[start]

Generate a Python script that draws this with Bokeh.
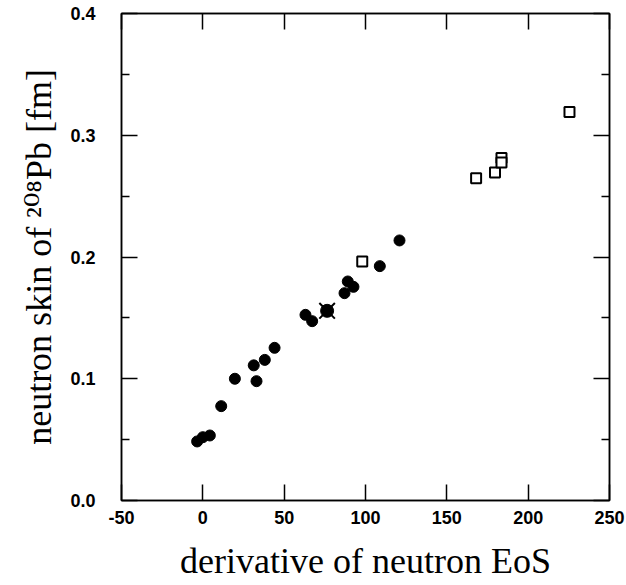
from bokeh.plotting import figure
from bokeh.models import LinearAxis, FixedTicker, NumeralTickFormatter
from bokeh.embed import file_html
from bokeh.resources import INLINE

# Skyrme-type (filled circles)
circ_x = [-3.5, 0.0, 4.3, 11.3, 19.7, 31.3, 33.0, 38.1, 44.1, 63.1, 67.2,
          87.1, 89.1, 92.6, 108.8, 120.9]
circ_y = [0.0485, 0.052, 0.0534, 0.0775, 0.100, 0.111, 0.098, 0.1155, 0.1254,
          0.1525, 0.1473, 0.1703, 0.1799, 0.1755, 0.1925, 0.2136]
# relativistic (open squares)
sq_x = [98.0, 168.0, 179.6, 183.6, 183.6, 225.4]
sq_y = [0.1963, 0.2647, 0.2694, 0.2813, 0.2776, 0.319]
# special point (filled circle with cross)
star_x = [76.4]
star_y = [0.1558]

x_ticks = [-50, 0, 50, 100, 150, 200, 250]
y_ticks = [0.0, 0.1, 0.2, 0.3, 0.4]
y_minor = [0.05, 0.15, 0.25, 0.35]

p = figure(width=626, height=585, x_range=(-50, 250), y_range=(0, 0.4),
           output_backend="svg", toolbar_location=None,
           min_border_left=121, min_border_right=17, min_border_top=13,
           min_border_bottom=85, x_axis_location=None, y_axis_location=None)
p.grid.visible = False
p.outline_line_color = "black"
p.outline_line_width = 1.5
p.background_fill_color = "white"
p.border_fill_color = "white"

tick_font = "Liberation Sans"
label_font = "'Liberation Serif', 'DejaVu Serif', serif"

def make_axis(ticks, minor, labels, fmt):
    ax = LinearAxis(ticker=FixedTicker(ticks=ticks, minor_ticks=minor))
    ax.axis_line_color = "black"
    ax.axis_line_width = 1.5
    ax.major_tick_in = 16
    ax.major_tick_out = 0
    ax.minor_tick_in = 8
    ax.minor_tick_out = 0
    ax.major_tick_line_width = 1.5
    ax.minor_tick_line_width = 1.5
    ax.formatter = NumeralTickFormatter(format=fmt)
    if labels:
        ax.major_label_text_font = tick_font
        ax.major_label_text_font_size = "18px"
        ax.major_label_text_font_style = "bold"
        ax.major_label_text_color = "black"
    else:
        ax.major_label_text_font_size = "0px"
        ax.major_label_text_color = None
        ax.major_label_standoff = 0
    return ax

left = make_axis(y_ticks, y_minor, True, "0.0")
left.major_label_standoff = 26
left.axis_label = "neutron skin of \u00b2\u2070\u2078Pb [fm]"
left.axis_label_text_font = label_font
left.axis_label_text_font_size = "36px"
left.axis_label_text_font_style = "normal"
left.axis_label_text_color = "black"
left.axis_label_standoff = 8
p.add_layout(left, "left")

bottom = make_axis(x_ticks, [], True, "0")
bottom.major_label_standoff = 10
bottom.axis_label = "derivative of neutron EoS"
bottom.axis_label_text_font = label_font
bottom.axis_label_text_font_size = "36px"
bottom.axis_label_text_font_style = "normal"
bottom.axis_label_text_color = "black"
bottom.axis_label_standoff = 14
p.add_layout(bottom, "below")

right = make_axis(y_ticks, y_minor, False, "0.0")
p.add_layout(right, "right")
top = make_axis(x_ticks, [], False, "0")
p.add_layout(top, "above")

p.scatter(circ_x, circ_y, marker="circle", size=11, fill_color="black", line_color="black")
p.scatter(sq_x, sq_y, marker="square", size=10, fill_color="white", line_color="black", line_width=2)
p.scatter(star_x, star_y, marker="circle", size=13, fill_color="black", line_color="black")
p.scatter(star_x, star_y, marker="x", size=22, line_color="black", line_width=2)

open("out.html", "w").write(file_html(p, INLINE))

[end]

_Your task_. Set the lines above down again, word for word, from the first through the one containing "from bokeh.resources import INLINE"; pictures excluded.

_The completed task_.
Generate a Python script that draws this with Bokeh.
from bokeh.plotting import figure
from bokeh.models import LinearAxis, FixedTicker, NumeralTickFormatter
from bokeh.embed import file_html
from bokeh.resources import INLINE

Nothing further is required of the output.